Belles-lettres and the press will be hit to the same extent. There is nothing more lacking in intellect and more superficial than most of our newspapers. If our level of cultural achievement and scientific outlook were to be judged from the content of our newspapers, it would be low indeed. The activity of men and the general state of affairs are judged from a viewpoint that is reminiscent of the distant past and that has long since been proved untenable by the science of today. A large portion of our journalists are people who, as Bismarck once said, not without reason, "missed their calling", but whose level of education and salary claims fall in with the business interests of the bourgeoisie. Furthermore, these newspapers, as well as the majority of the literary journals, have the mission of circulating most obscene advertisements in their advertisement sections, while their business sections pursue identical aims in a different field. The material interest of the owner determines the content. Literature is generally not much better than the newspapers, for it cultivates interest in sexual excesses, renders homage now to shallow pseudo-enlightenment, now to the most absurd prejudices and superstitions. The aim is to make the bourgeois world — all its shortcomings, which are conceded as trifles, notwithstanding — appear as the best of all possible worlds.

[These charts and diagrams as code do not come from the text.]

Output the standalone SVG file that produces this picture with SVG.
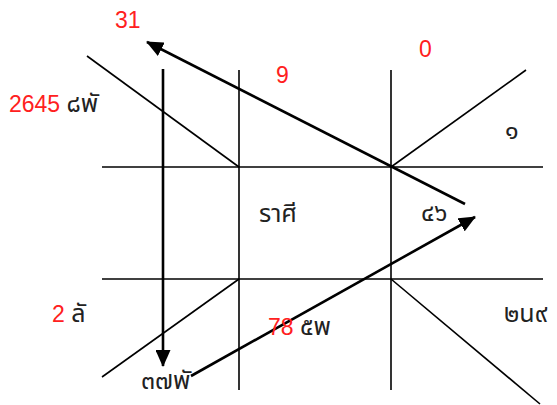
<svg xmlns="http://www.w3.org/2000/svg" width="557" height="405" viewBox="0 0 557 405">
<defs>
<marker id="ah" markerWidth="17" markerHeight="15" refX="16" refY="7.5" orient="auto" markerUnits="userSpaceOnUse">
<path d="M0,0 L17,7.5 L0,15 Z" fill="#000"/>
</marker>
<style>
.ln{stroke:#000;stroke-width:1.6;fill:none}
.ar{stroke:#000;stroke-width:2.6;fill:none;marker-end:url(#ah)}
text{font-family:"Liberation Sans","Noto Sans Thai","Noto Sans",sans-serif;font-size:23px}
.r{fill:#ff2020}
.k{fill:#222;font-size:25px}
</style>
</defs>
<g id="grid">
<line class="ln" x1="239" y1="70" x2="239" y2="390"/>
<line class="ln" x1="391" y1="70" x2="391" y2="390"/>
<line class="ln" x1="102" y1="167" x2="543" y2="167"/>
<line class="ln" x1="102" y1="279" x2="543" y2="279"/>
<line class="ln" x1="87" y1="56" x2="239" y2="167"/>
<line class="ln" x1="391" y1="167" x2="526" y2="70"/>
<line class="ln" x1="239" y1="279" x2="102" y2="377"/>
<line class="ln" x1="391" y1="279" x2="540" y2="404"/>
</g>
<g id="connectors">
<line class="ar" x1="465" y1="204" x2="147" y2="42"/>
<line class="ar" x1="163" y1="69" x2="163" y2="366"/>
<line class="ar" x1="191" y1="376" x2="475" y2="217"/>
</g>
<g id="n31"><text class="r" x="115" y="28">31</text></g>
<g id="n9"><text class="r" x="276" y="83">9</text></g>
<g id="n0"><text class="r" x="419" y="57">0</text></g>
<g id="n2645"><text x="9" y="112"><tspan class="r">2645</tspan> <tspan class="k">๘พั</tspan></text></g>
<g id="n1"><text class="k" x="505" y="139">๑</text></g>
<g id="nrasi"><text class="k" x="259" y="222">ราศี</text></g>
<g id="n46"><text class="k" x="421" y="221">๔๖</text></g>
<g id="n2"><text x="52" y="322"><tspan class="r">2</tspan> <tspan class="k">ลั</tspan></text></g>
<g id="n78"><text x="268" y="335"><tspan class="r">78</tspan> <tspan class="k">๕พ</tspan></text></g>
<g id="n2n9"><text class="k" x="504" y="322">๒น๙</text></g>
<g id="n37"><text class="k" x="141" y="389">๓๗พั</text></g>
</svg>
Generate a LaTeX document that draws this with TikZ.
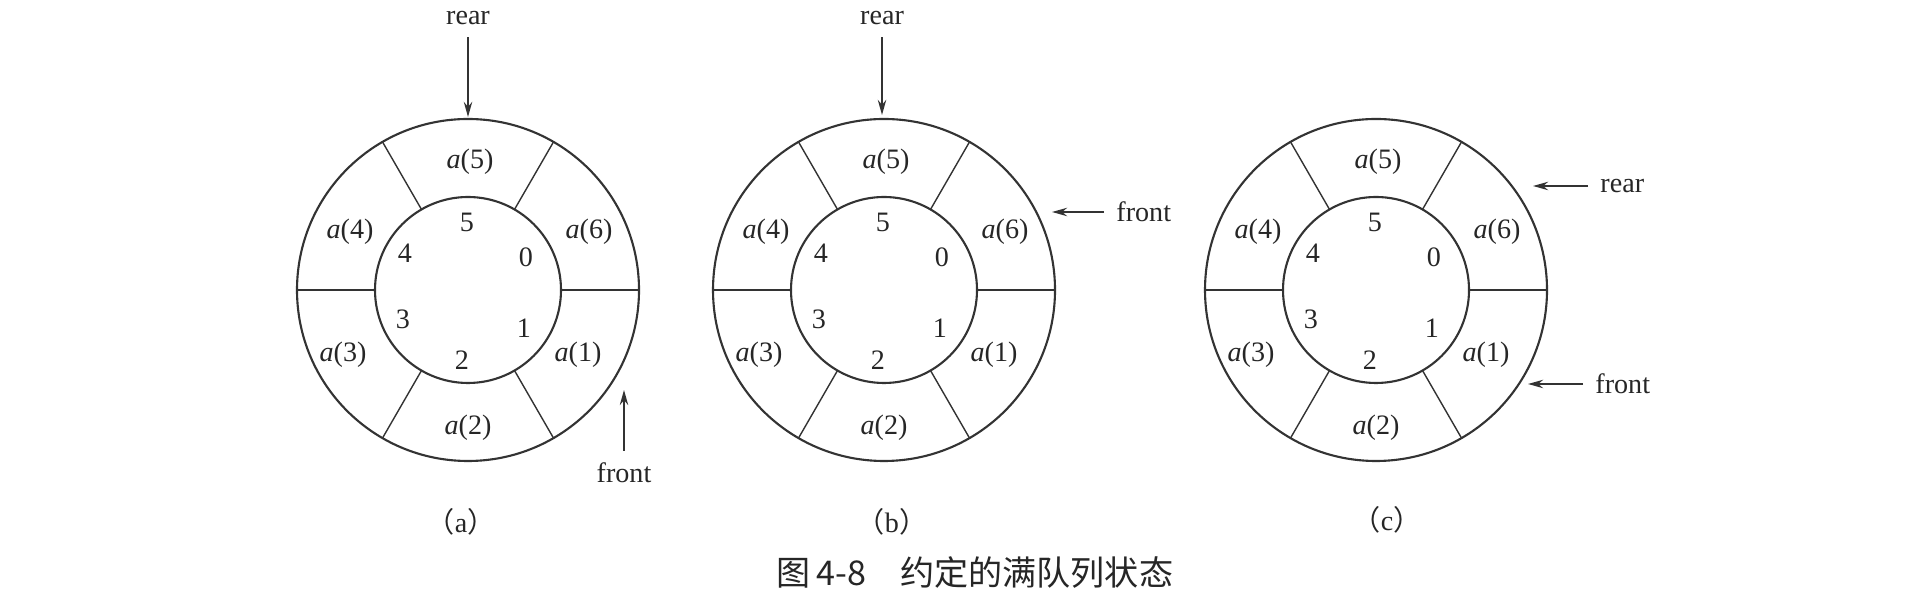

In this extensive and important field the future society will have to thoroughly put its house in order. Science, truth, beauty and debate over what is best, will rule supreme. Everyone who makes a worthwhile contribution will have ample opportunity for participation. He no longer depends upon the favour of a publisher, money considerations or prejudice but on the judgement of impartial experts, in whose selection he himself takes part, and against whose unfavourable decision he can always appeal to the community, a step that is impossible in newspaper offices or publishing houses today which are guided by their private interests alone. The naive notion that all debate will be suppressed in a socialist community can be defended only by those who see in the bourgeois world an ideal social system, and who, because of their hostility to socialism, seek to slander and belittle it. A society that is based on complete democratic equality neither knows nor tolerates oppression. Only unlimited freedom of thought makes uninterrupted progress possible, and this is the vital principle of society. It is also a gross delusion to represent bourgeois society as a champion of genuine freedom of thought. Parties representing the class interests of the ruling publish in the press only what does not assail their class interests, and woe to anyone who should attempt to kick against this. His social ruin is scaled, as everybody who is familiar with the situation knows only too well. Many a writer could tell a tale of woe on how publishers handle literary work which does not suit them. Finally, our press and criminal legislation betray the spirit that animates our ruling and governing classes. True freedom of thought is looked upon by them as the most dangerous of evils.